Culture Clash

Unser Vielvölkerstaat

Ausgehend von den immer religiöseren Postings der FP-Spitze: Worauf wird das Zusammengehörigkeitsgefühl in Österreich in Zukunft beruhen?

Zu Ostern waren es noch bloße Feiertagsgrüße mit Eiern. Seitdem sind Herbert Kickls Festtagspostings theologischer geworden. Zu Christi Himmelfahrt schrieb er etwa: „An diesem Tag feiern die Christen symbolhaft den Sieg Jesu über den Tod.“ Zehn Tage später: „Pfingsten ist für Christen das Fest des Heiligen Geistes, der alle Gläubigen erfüllt und miteinander verbindet.“ Und dann, vor drei Tagen: „Am Fronleichnamstag werden in ganz Österreich christliche Bräuche gelebt. Sie sind Ausdruck unserer abendländischen Werte, die wir heute mehr denn je verteidigen sollten, weil sie unsere Identität abbilden.“ Mehr als die Frage nach der tatsächlichen Frömmigkeit der FPÖ-Spitzen (Udo Landbauer postet Ähnliches), bewegt mich die Tatsache, dass sie bei der Formung ihrer Idee einer österreichischen Identität neuerdings bei dem Brauchtum auch auf dessen religiösen Kern Wert legen.

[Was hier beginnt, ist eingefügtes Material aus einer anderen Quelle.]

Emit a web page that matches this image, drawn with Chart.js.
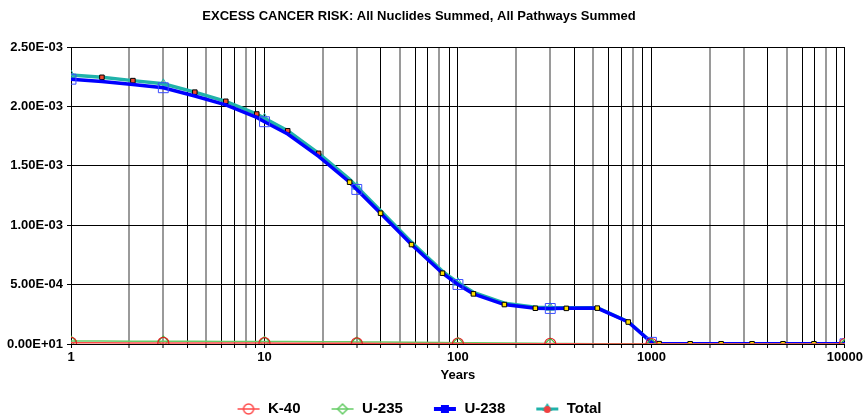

Als Zielgruppenstrategie mag das funktionieren. Aber hat das Katholische in einer österreichischen Identität tatsächlich Bindekraft?

Mir fällt da die Szene in Joseph Roths „Radetzkymarsch“ ein, als dem Leutnant von Trotta (dessen Onkel „die Kirche, die Messe, die Zeremonie am Fronleichnamstag, den Klerus und den lieben Gott für Einrichtungen der Monarchie gehalten hatte“) nach dem Attentat von Sarajewo das Ende Österreichs klar wird: „Das Vaterland der Trottas zerfiel und zersplitterte. Daheim, in der mährischen Bezirksstadt W., war vielleicht noch Österreich. Jeden Sonntag spielte die Kapelle Herrn Nechwals den Radetzkymarsch. Einmal in der Woche, am Sonntag, war Österreich.“

Das Zerfallen und Zersplittern hat neue Brisanz, seit unser Land wieder zum Vielvölkerstaat wird. Schon ein Drittel aller Kinder unter zehn Jahren hat eine andere Muttersprache als Deutsch (in Wien an die 60 Prozent). In Wien und Linz gibt es mehr muslimische als katholische Pflichtschüler. Was wird dieses wachsende Völkergemisch innerlich zu einer Nation machen? Fronleichnam eher nicht. Oder das Neujahrskonzert? Die Erinnerung an Hugo Portisch, Hermann Maier oder Córdoba?

Ohne Zusammengehörigkeitsgefühl keine Solidargemeinschaft. Aber woher nehmen, wenn wir keine eigene gemeinsame Geschichte mehr haben? Die Abendlandsrhetorik der FPÖ ist ja auch nur ein rechtes Beispiel für die linke Opfergruppen-Ideologie: die Bildung einer Splitteridentität statt einer neuen Gemeinsamkeit. Aber haben andere hier mehr zu bieten als Ratlosigkeit? Die Frage will eine Antwort: Wenn wir das einigende Band „Österreich“ brauchen – was wird, was soll dieses „Österreich“ sein?

Der Autor war stv. Chefredakteur der „Presse“ und ist nun Kommunikationschef der Erzdiözese Wien.